That is interesting. I would imagine that this leads to extremely risk averse de...

crpatino · on Sept 7, 2016

There are 2 points that you seem to have overlooked.

First is budget. 4 min per month goal is not arbitrary; management has come with this number based on the monetary cost of downtime, and (ideally) is committed to expend a conmeasurate amount of resources (e.g. personnel, time, infrastructure, etc) to make this happen. It is OK to ask for a bullet proof application, but you have to be willing to pay big $$$ for kevlar. Issuing cardboard vests and then acting surprised when those fail to stop bullets is both stupid and unprofessional.

Second is rollbacks. If everything was working ok until today, then things begin failing a few hours after you push a new version, save trace data and go back to the previous version!!! This won't work every time, but more often than not it will save time.

Besides those points, you ask...

> ...1 hour of down time uses up over a year in failure budget! How can a team so heavily "in debt" ever hope to push code again?

The whole point is that you dont want a single big failure to put you on your knees. If your max downtime is 4 minutes per month, you don't try to run your shop so that the average time is 3:55 min. You play it safe for a couple of years and try to make it 3:15 min. When you build up a 15 you may get bolder and strive for a 3:30 or 3:40 average, but never more than 3:45.

This way, the big 1hr event wipes your surplus... but you can play things conservative for the next 3 months and then go back to operating as you have always done.

kevan · on Sept 7, 2016

I'm not with Google but the SRE book has a whole chapter on this (Ch. 3 Embracing Risk). For most services you don't need reliability quite as high as you'd think. There's a background error rate caused by networks and devices you can't control, and once your service is more reliable than the background rate then you should shift focus to feature development instead.

Rapzid · on Sept 8, 2016

The book severely simplifies this concept and borders on error when talking about the general reliability of the network vs your service. It's an interesting point to consider though.

honkhonkpants · on Sept 7, 2016

Deployment shouldn't normally be a huge cause of serious outages because the problems should be caught early, when they are affecting only a small fraction of traffic. If you deploy to one of ten thousand replicas, and even if the new build is completely broken, serving errors to 0.0001 of your queries for a few minutes isn't going to eat much of your failure budget. Even better if you can deploy to testing, internal, or other non-public-facing replicas that don't count against your failure budget at all.

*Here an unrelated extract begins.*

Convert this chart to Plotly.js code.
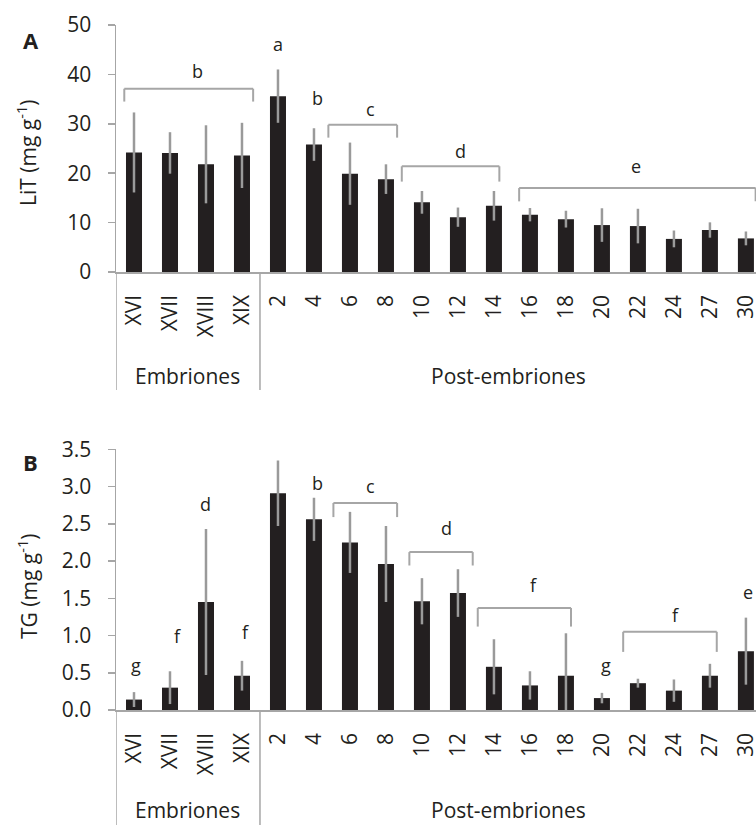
<!DOCTYPE html>
<html>
<head>
<meta charset="utf-8">
<script src="https://cdn.plot.ly/plotly-3.0.1.min.js"></script>
<style>html,body{margin:0;padding:0;background:#fff;overflow:hidden;}</style>
</head>
<body>
<div id="chart" style="width:756px;height:825px;"></div>
<script>
// ---- data ----
const categories = ['XVI','XVII','XVIII','XIX','2','4','6','8','10','12','14','16','18','20','22','24','27','30'];
const groupLabels = ['Embriones','Post-embriones'];
const litMean = [24.2,24.1,21.8,23.6,35.6,25.8,19.9,18.8,14.1,11.1,13.4,11.6,10.7,9.5,9.3,6.7,8.5,6.8];
const litErr  = [8.1,4.2,7.9,6.6,5.4,3.3,6.3,3.0,2.3,1.95,3.0,1.35,1.7,3.4,3.5,1.7,1.55,1.4];
const tgMean  = [0.14,0.30,1.45,0.46,2.91,2.56,2.25,1.96,1.46,1.57,0.58,0.33,0.46,0.16,0.36,0.26,0.46,0.79];
const tgErr   = [0.10,0.22,0.98,0.20,0.44,0.29,0.41,0.51,0.31,0.32,0.37,0.19,0.57,0.07,0.06,0.15,0.16,0.45];
// single letters: [xIndex, y, letter]
const litLetters = [[4,46.2,'a'],[5.09,35.3,'b']];
const tgLetters  = [[0.05,0.60,'g'],[1.2,1.0,'f'],[2,2.77,'d'],[3.1,1.05,'f'],[4,3.58,'a'],[5.1,3.05,'b'],[13.1,0.60,'g'],[17.06,1.59,'e']];
// brackets: [xStart, xEnd, yTop, yLeg, letter, labelX, labelY]
const litBrackets = [[-0.27,3.31,37.1,34.5,'b',1.76,40.6],[5.40,7.31,29.8,27.2,'c',6.58,32.9],[7.44,10.15,21.4,18.3,'d',9.08,24.5],[10.70,17.27,17.0,14.3,'e',13.94,21.4]];
const tgBrackets  = [[5.54,7.31,2.78,2.59,'c',6.57,3.01],[7.65,9.41,2.12,1.94,'d',8.69,2.44],[9.55,12.14,1.37,1.12,'f',11.1,1.68],[13.59,16.19,1.05,0.78,'f',15.03,1.28]];

// ---- styles ----
const FONT = 'Open Sans, Noto Sans, sans-serif';
const TXT = '#231f20';
const GRAY = '#a6a6a6';
const BAR = '#231f20';
const ERR = '#9a9a9a';
const W = 756, H = 825, ML = 116;
const px = x => (x - ML) / (W - ML);
const py = y => 1 - y / H;

const traces = [
  {type:'bar', x:categories, y:litMean, xaxis:'x', yaxis:'y', marker:{color:BAR},
   error_y:{type:'data', array:litErr, visible:true, color:ERR, thickness:2.5, width:0}},
  {type:'bar', x:categories, y:tgMean, xaxis:'x2', yaxis:'y2', marker:{color:BAR},
   error_y:{type:'data', array:tgErr, visible:true, color:ERR, thickness:2.5, width:0}}
];

const shapes = [];
const annotations = [];
const ann = o => annotations.push(Object.assign({showarrow:false, xanchor:'center', yanchor:'middle'}, o));
function addBrackets(list, xr, yr) {
  list.forEach(b => {
    const line = {color:GRAY, width:2};
    shapes.push({type:'line', xref:xr, yref:yr, x0:b[0], x1:b[1], y0:b[2], y1:b[2], line});
    shapes.push({type:'line', xref:xr, yref:yr, x0:b[0], x1:b[0], y0:b[3], y1:b[2], line});
    shapes.push({type:'line', xref:xr, yref:yr, x0:b[1], x1:b[1], y0:b[3], y1:b[2], line});
    ann({xref:xr, yref:yr, x:b[5], y:b[6], text:b[4], font:{family:FONT, size:18, color:TXT}});
  });
}
function addLetters(list, xr, yr) {
  list.forEach(l => ann({xref:xr, yref:yr, x:l[0], y:l[1], text:l[2], font:{family:FONT, size:18, color:TXT}}));
}
addBrackets(litBrackets, 'x', 'y');
addBrackets(tgBrackets, 'x2', 'y2');
addLetters(litLetters, 'x', 'y');
addLetters(tgLetters, 'x2', 'y2');

// group divider lines below axes
[-0.5, 3.5].forEach(v => {
  shapes.push({type:'line', xref:'x', yref:'paper', x0:v, x1:v, y0:py(272), y1:py(390), line:{color:GRAY, width:1.5}});
  shapes.push({type:'line', xref:'x2', yref:'paper', x0:v, x1:v, y0:py(710), y1:0, line:{color:GRAY, width:1.5}});
});
// group labels
ann({xref:'x', yref:'paper', x:1.5, y:py(376), text:groupLabels[0], font:{family:FONT,size:21,color:TXT}});
ann({xref:'x', yref:'paper', x:10.4, y:py(376), text:groupLabels[1], font:{family:FONT,size:21,color:TXT}});
ann({xref:'x2', yref:'paper', x:1.5, y:py(810), text:groupLabels[0], font:{family:FONT,size:21,color:TXT}});
ann({xref:'x2', yref:'paper', x:10.4, y:py(810), text:groupLabels[1], font:{family:FONT,size:21,color:TXT}});
// panel letters
ann({xref:'paper', yref:'paper', x:px(31), y:py(40), text:'<b>A</b>', font:{family:FONT,size:22,color:TXT}});
ann({xref:'paper', yref:'paper', x:px(30), y:py(462), text:'<b>B</b>', font:{family:FONT,size:22,color:TXT}});
// y titles
ann({xref:'paper', yref:'paper', x:px(27), y:py(153), text:'LiT (mg g<sup>-1</sup>)', textangle:-90, font:{family:FONT,size:21,color:TXT}});
ann({xref:'paper', yref:'paper', x:px(27), y:py(586), text:'TG (mg g<sup>-1</sup>)', textangle:-90, font:{family:FONT,size:21,color:TXT}});

const xBase = {type:'category', range:[-0.5, 17.28], showline:true, linecolor:GRAY, linewidth:1.5,
  ticks:'', showgrid:false, zeroline:false, tickangle:-90, ticklabelstandoff:13,
  tickfont:{family:FONT, size:21, color:TXT}, fixedrange:true};
const yBase = {showline:true, linecolor:GRAY, linewidth:1.5, ticks:'outside', ticklen:7, tickwidth:1.5, tickcolor:GRAY,
  showgrid:false, zeroline:false, ticklabelstandoff:12, tickfont:{family:FONT, size:21, color:TXT}, fixedrange:true};

const layout = {
  width:W, height:H, margin:{l:ML, r:0, t:0, b:0},
  paper_bgcolor:'#fff', plot_bgcolor:'#fff', showlegend:false, bargap:0.555,
  xaxis:Object.assign({}, xBase, {anchor:'y', domain:[0,1]}),
  yaxis:Object.assign({}, yBase, {anchor:'x', domain:[py(272), py(25)], range:[0,50], dtick:10, tick0:0}),
  xaxis2:Object.assign({}, xBase, {anchor:'y2', domain:[0,1]}),
  yaxis2:Object.assign({}, yBase, {anchor:'x2', domain:[py(710), py(449.3)], range:[0,3.5], dtick:0.5, tick0:0, tickformat:'.1f'}),
  shapes, annotations
};
Plotly.newPlot('chart', traces, layout, {displayModeBar:false, staticPlot:true});
</script>
</body>
</html>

There are very large services at Google that deploy builds daily. We have a lot of monitoring, and many of our services are rigged to automatically detect and roll back bogus pushes.

The largest source of outages in these large systems is not software deployment, but configuration changes especially in systems that aren't rigged for regular automatic push. The second largest source is somewhat ironically incorrect response to small outages.

sqeaky · on Sept 7, 2016

The big hint in the post you are responding to was "rollback".

Why would you ever attempt any upgrade without a good option for rolling it back?

Today it is easier than ever. A small shop might host heir service on a VM and spin up a second VM for the new deployment. Just change the IP address in the VMs and now the if customers are busted, just unswitch the IPs. Once service is up for a convincingly long time take the old VM down and store it off-line somewhere.

That is clearly a hack, but allows nearly instant rollback for the the smallest shops. Coming up with something similar at medium shops shouldn't be too hard either.

Once rollback is solved a new deployment might eat minutes of failure budgets instead of hours.

jwatte · on Sept 8, 2016

Try that when your deployment requires a schema change of a database table with a billion rows :-)

That being said, we've automated deploy and rollback on error to the point where it's a script, and we run it 50 times a day. The "immune system" from a few minutes of partial deploy saves us weekly.

kelnos · on Sept 8, 2016

DB schema updates don't change your rollback ability.

Need to add a column? Go for it. Then do your deployment that uses the new column. If you have to roll back, you can, and the new column will just sit there, again unused.

Have a column you don't need anymore? Do the deployment that stops using it, and let it sit for a while. After you're convinced it's safe, drop the column.

Have a column that needs to change size/purpose/etc.? Nope, don't do that. Just create a new one, and deal with differences between the old and new column in code until you can safely drop the old column, as above.

Does your ALTER statement take too long to run and cause downtime? Do it on a replica that isn't serving traffic, and then promote that to be the new master. Actually, in general, you should be doing this for any kind of change anyway, just in case you screw up the schema update.

sqeaky · on Sept 8, 2016

Spin up a second database VM and point a fresh frontend VM at it. Then atomically switch the frontend VM like I was describing before.

If that doesn't work come up with some kind, any kind, of rollback solution. There is no server problem that cannot have a rollback solution made for it.

Some places are cheap and would rather just upgrade in place in the middle of the night. Those places are cheap and bad at engineering. Do not work for or do business with them if you actually care about uptime.